É um momento ingrato que acaba por acontecer na vida de qualquer leitor: a tarefa de arrumar a estante e escolher os livros que têm que ser postos fora de casa. No meu caso a separação não é assim tão dramática porque na verdade só preciso escolher os livros que não estarão comigo todos os dias já que os outros rumarão para as estantes da casa da minha mãe onde, na verdade, começo a construir uma biblioteca que um dia poderá contar a minha história enquanto leitora.
Ainda assim, escolher livros e pô-los dentro de caixas não é fácil, fico sempre com aquele sentimento de traição, de estar a pôr fora de casa um amigo.
Esta arrumação andava a ser pensada há algum tempo porque a minha estante tem pouco espaço e estava num estado miserável, com livros na vertical e na horizontal, com tudo misturado e sem espaço para mais nada (e como é óbvio há livros que preciso comprar).
Já tinha decidido que estava na altura de me separar de alguns livros de que tinham sobrevivido às últimas purgas e que na verdade não estou a pensar ler ou reler (falo, por exemplo, da minha colecção de livros da Marion Zimmer Bradley, da Isabel Allende ou dos policiais). Os livros que sabia que tinham que ficar eram os que ainda não tinha lido, que penso reler, que posso querer consultar nos tempos mais próximos e os técnicos (já só cá estão uma pequena amostra). Ou seja, só iriam ficar os essenciais.

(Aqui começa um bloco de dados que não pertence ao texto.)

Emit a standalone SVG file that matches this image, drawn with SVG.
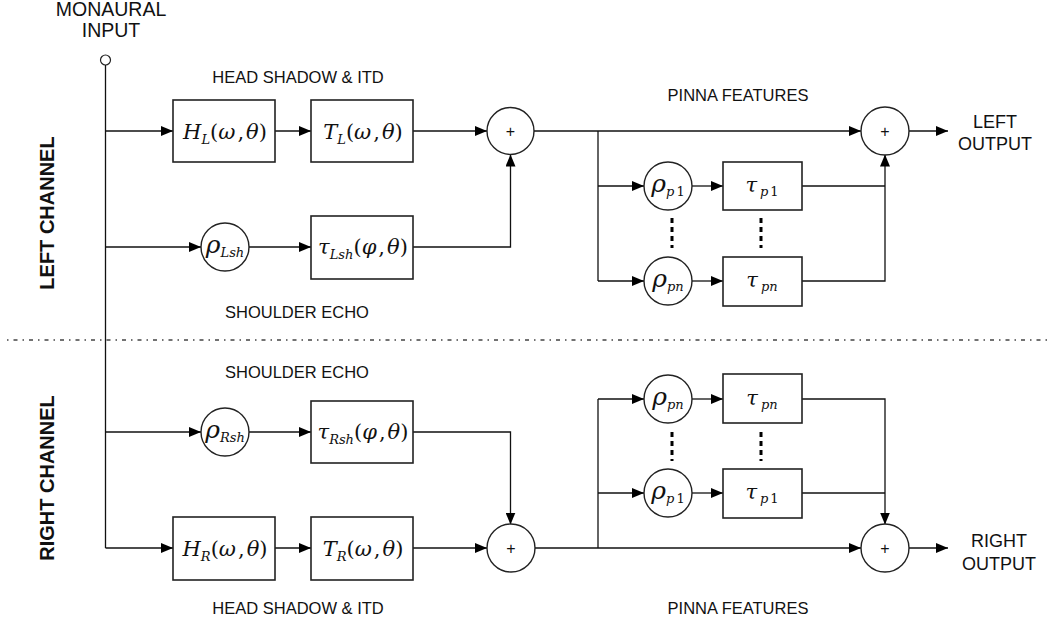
<svg xmlns="http://www.w3.org/2000/svg" width="1051" height="626" viewBox="0 0 1051 626">
<defs>
<marker id="ah" markerWidth="12" markerHeight="10" refX="12" refY="5" orient="auto" markerUnits="userSpaceOnUse">
<path d="M0,0 L12,5 L0,10 Z" fill="#000"/>
</marker>
<style>
.lbl{font-family:"Liberation Sans",Arial,sans-serif;font-size:16.5px;fill:#111;text-anchor:middle}
.ch{font-family:"Liberation Sans",Arial,sans-serif;font-size:16.5px;font-weight:bold;fill:#111;text-anchor:middle}
.box{fill:#fff;stroke:#222;stroke-width:1.6}
.circ{fill:#fff;stroke:#222;stroke-width:1.4}
.w{fill:none;stroke:#111;stroke-width:1.3}
.a{marker-end:url(#ah)}
.m{font-family:"DejaVu Serif","Liberation Serif",serif;font-size:21px;fill:#111;text-anchor:middle}
.r{font-size:25px}
.i{font-style:italic}
.s{font-style:italic;font-size:13px}
.plus{font-family:"Liberation Sans",Arial,sans-serif;font-size:16px;fill:#111;text-anchor:middle}
.dots{stroke:#000;stroke-width:3;stroke-dasharray:5,4;fill:none}
.sep{stroke:#444;stroke-width:1.3;stroke-dasharray:1.5,5,4,5;fill:none}
</style>
</defs>
<rect width="1051" height="626" fill="#fff"/>

<!-- texts -->
<g id="labels">
<text class="lbl" x="111" y="16" style="font-size:19.5px">MONAURAL</text>
<text class="lbl" x="111" y="37" style="font-size:19.5px">INPUT</text>
<text class="lbl" x="298" y="83">HEAD SHADOW &amp; ITD</text>
<text class="lbl" x="738" y="101">PINNA FEATURES</text>
<text class="lbl" x="297" y="318">SHOULDER ECHO</text>
<text class="lbl" x="297" y="378">SHOULDER ECHO</text>
<text class="lbl" x="298" y="614">HEAD SHADOW &amp; ITD</text>
<text class="lbl" x="738" y="614">PINNA FEATURES</text>
<text class="lbl" x="995" y="128" style="font-size:18px">LEFT</text>
<text class="lbl" x="995" y="150" style="font-size:18px">OUTPUT</text>
<text class="lbl" x="999" y="547" style="font-size:18px">RIGHT</text>
<text class="lbl" x="999" y="570" style="font-size:18px">OUTPUT</text>
<text class="ch" transform="translate(54,213) rotate(-90)" style="font-size:20px">LEFT CHANNEL</text>
<text class="ch" transform="translate(54,478) rotate(-90)" style="font-size:20px">RIGHT CHANNEL</text>
</g>

<!-- separator -->
<line class="sep" x1="7" y1="340" x2="1051" y2="340"/>

<!-- connectors -->
<g id="connectors">
<circle cx="105.5" cy="60" r="5" fill="#fff" stroke="#222" stroke-width="1.2"/>
<path class="w" d="M105.5,65 V548"/>
<!-- left main -->
<path class="w a" d="M105.5,131 H173"/>
<path class="w a" d="M275,131 H311"/>
<path class="w a" d="M413,131 H487"/>
<path class="w a" d="M534,131 H861"/>
<path class="w a" d="M909,131 H948"/>
<!-- left shoulder -->
<path class="w a" d="M105.5,247 H201"/>
<path class="w a" d="M249,247 H311"/>
<path class="w a" d="M413,247 H510.5 V154.5"/>
<!-- left pinna -->
<path class="w" d="M598,131 V281"/>
<path class="w a" d="M598,186 H644"/>
<path class="w a" d="M598,281 H644"/>
<path class="w a" d="M692,186 H723"/>
<path class="w a" d="M692,281 H723"/>
<path class="w" d="M802,186 H885"/>
<path class="w a" d="M802,281 H885 V154.5"/>
<path class="dots" d="M672,218 V248"/>
<path class="dots" d="M761,218 V248"/>
<!-- right shoulder -->
<path class="w a" d="M105.5,432 H201"/>
<path class="w a" d="M249,432 H311"/>
<path class="w a" d="M413,432 H510.5 V524.5"/>
<!-- right main -->
<path class="w a" d="M105.5,548 H173"/>
<path class="w a" d="M275,548 H311"/>
<path class="w a" d="M413,548 H487"/>
<path class="w a" d="M535,548 H861"/>
<path class="w a" d="M909,548 H948"/>
<!-- right pinna -->
<path class="w" d="M598,399 V548"/>
<path class="w a" d="M598,399 H644"/>
<path class="w a" d="M598,493 H644"/>
<path class="w a" d="M692,399 H723"/>
<path class="w a" d="M692,493 H723"/>
<path class="w" d="M802,493 H885"/>
<path class="w a" d="M802,399 H885 V524.5"/>
<path class="dots" d="M672,432 V461"/>
<path class="dots" d="M761,432 V461"/>
</g>

<!-- left channel nodes -->
<g id="HL"><rect class="box" x="173" y="100" width="102" height="62"/>
<text class="m" x="225" y="139"><tspan class="i">H</tspan><tspan class="s" dy="5">L</tspan><tspan dy="-5">(</tspan><tspan class="i">ω</tspan><tspan dx="2">,</tspan><tspan class="i" dx="2">θ</tspan>)</text></g>
<g id="TL"><rect class="box" x="311" y="100" width="102" height="62"/>
<text class="m" x="363" y="139"><tspan class="i">T</tspan><tspan class="s" dy="5">L</tspan><tspan dy="-5">(</tspan><tspan class="i">ω</tspan><tspan dx="2">,</tspan><tspan class="i" dx="2">θ</tspan>)</text></g>
<g id="sumL1"><circle class="circ" cx="510.5" cy="131" r="23.5"/><text class="plus" x="510.5" y="137">+</text></g>
<g id="rhoLsh"><circle class="circ" cx="225" cy="247" r="24"/>
<text class="m" x="225" y="253"><tspan class="i r">ρ</tspan><tspan class="s" dy="4">Lsh</tspan></text></g>
<g id="tauLsh"><rect class="box" x="311" y="216" width="102" height="63"/>
<text class="m" x="363" y="254"><tspan class="i">τ</tspan><tspan class="s" dy="5">Lsh</tspan><tspan dy="-5">(</tspan><tspan class="i">φ</tspan><tspan dx="2">,</tspan><tspan class="i" dx="2">θ</tspan>)</text></g>
<g id="rhoLp1"><circle class="circ" cx="668" cy="186" r="24"/>
<text class="m" x="668" y="192"><tspan class="i r">ρ</tspan><tspan class="s" dy="4">p</tspan><tspan class="s" dx="2" style="font-style:normal">1</tspan></text></g>
<g id="tauLp1"><rect class="box" x="723" y="162" width="79" height="48"/>
<text class="m" x="762" y="192"><tspan class="i">τ</tspan><tspan class="s" dy="4" dx="3">p</tspan><tspan class="s" dx="2" style="font-style:normal">1</tspan></text></g>
<g id="rhoLpn"><circle class="circ" cx="668" cy="281" r="24"/>
<text class="m" x="668" y="287"><tspan class="i r">ρ</tspan><tspan class="s" dy="4">pn</tspan></text></g>
<g id="tauLpn"><rect class="box" x="723" y="257" width="79" height="49"/>
<text class="m" x="762" y="287"><tspan class="i">τ</tspan><tspan class="s" dy="4" dx="3">pn</tspan></text></g>
<g id="sumLout"><circle class="circ" cx="885" cy="131" r="24"/><text class="plus" x="885" y="137">+</text></g>

<!-- right channel nodes -->
<g id="rhoRsh"><circle class="circ" cx="225" cy="432" r="24"/>
<text class="m" x="225" y="438"><tspan class="i r">ρ</tspan><tspan class="s" dy="4">Rsh</tspan></text></g>
<g id="tauRsh"><rect class="box" x="311" y="401" width="102" height="62"/>
<text class="m" x="363" y="439"><tspan class="i">τ</tspan><tspan class="s" dy="5">Rsh</tspan><tspan dy="-5">(</tspan><tspan class="i">φ</tspan><tspan dx="2">,</tspan><tspan class="i" dx="2">θ</tspan>)</text></g>
<g id="HR"><rect class="box" x="173" y="517" width="102" height="63"/>
<text class="m" x="225" y="556"><tspan class="i">H</tspan><tspan class="s" dy="5">R</tspan><tspan dy="-5">(</tspan><tspan class="i">ω</tspan><tspan dx="2">,</tspan><tspan class="i" dx="2">θ</tspan>)</text></g>
<g id="TR"><rect class="box" x="311" y="517" width="102" height="63"/>
<text class="m" x="363" y="556"><tspan class="i">T</tspan><tspan class="s" dy="5">R</tspan><tspan dy="-5">(</tspan><tspan class="i">ω</tspan><tspan dx="2">,</tspan><tspan class="i" dx="2">θ</tspan>)</text></g>
<g id="sumR1"><circle class="circ" cx="511" cy="548" r="24"/><text class="plus" x="511" y="554">+</text></g>
<g id="rhoRpn"><circle class="circ" cx="668" cy="399" r="24"/>
<text class="m" x="668" y="405"><tspan class="i r">ρ</tspan><tspan class="s" dy="4">pn</tspan></text></g>
<g id="tauRpn"><rect class="box" x="723" y="374" width="79" height="49"/>
<text class="m" x="762" y="405"><tspan class="i">τ</tspan><tspan class="s" dy="4" dx="3">pn</tspan></text></g>
<g id="rhoRp1"><circle class="circ" cx="668" cy="493" r="24"/>
<text class="m" x="668" y="499"><tspan class="i r">ρ</tspan><tspan class="s" dy="4">p</tspan><tspan class="s" dx="2" style="font-style:normal">1</tspan></text></g>
<g id="tauRp1"><rect class="box" x="723" y="469" width="79" height="49"/>
<text class="m" x="762" y="499"><tspan class="i">τ</tspan><tspan class="s" dy="4" dx="3">p</tspan><tspan class="s" dx="2" style="font-style:normal">1</tspan></text></g>
<g id="sumRout"><circle class="circ" cx="885" cy="548" r="24"/><text class="plus" x="885" y="554">+</text></g>
</svg>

Comecei a encher caixas. Foi fácil encher duas. Achei (inocente que sou) que isso seria suficiente para libertar o espaço e ficar com uma estante decente.
A fase seguinte é a da arrumação. Há quem arrume os livros por cores, há quem o faça por "lidos/não lidos", há quem arrume por ordem alfabética ou por editora. O meu critério é mais estranho (nunca vos disse que era normal, pois não?) e baseia-se na amizade. Este livro dar-se-ia bem com este; este autor ia gostar de estar ao lado deste. Sou incapaz de pôr ao lado de um dos meus livros preferidos um de que não goste ou de pôr ao lado de um escritor genial um que considero menos talentoso.
Às tantas comecei a aperceber-me que numa das prateleiras só tinha livros de mulheres portuguesas e não pude deixar de sorrir. Ficaram lá livros da Inês Pedrosa, da Rosa Lobato de Faria, da Maria Velho da Costa, da Ana Saragoça, Da Maria João Lopo de Carvalho, da Dulce Maria Cardoso, da Lídia Jorge, da Patrícia Muller, da Sophia de Mello Breyner, da Rita Ferro, da Hélia Correia e da Ana Margarida de Carvalho. Não são todos os livros que tenho de escritoras português (faltam lá algumas das minhas favoritas, que só tenho em ebook ou cujos livros estão emprestados ou em casa da minha mãe) nem todos os livros destas escritoras mas é uma amostra interessante.
O problema foi quando comecei a ficar sem espaço e com muitos livros ainda por arrumar. Confesso que entrei em pânico e tive que tomar algumas decisões dolorosas. Foram duas caixas muito difíceis de encher.
E nas próximas semanas tenho que tirar pelo menos mais 2 caixas de livros desta estante. Tenho que arranjar coragem para pegar nos livros que ainda não li e que não me parece que vá ler nos tempos mais próximos e levá-los para outra estante. Mas agora não quero pensar nisso.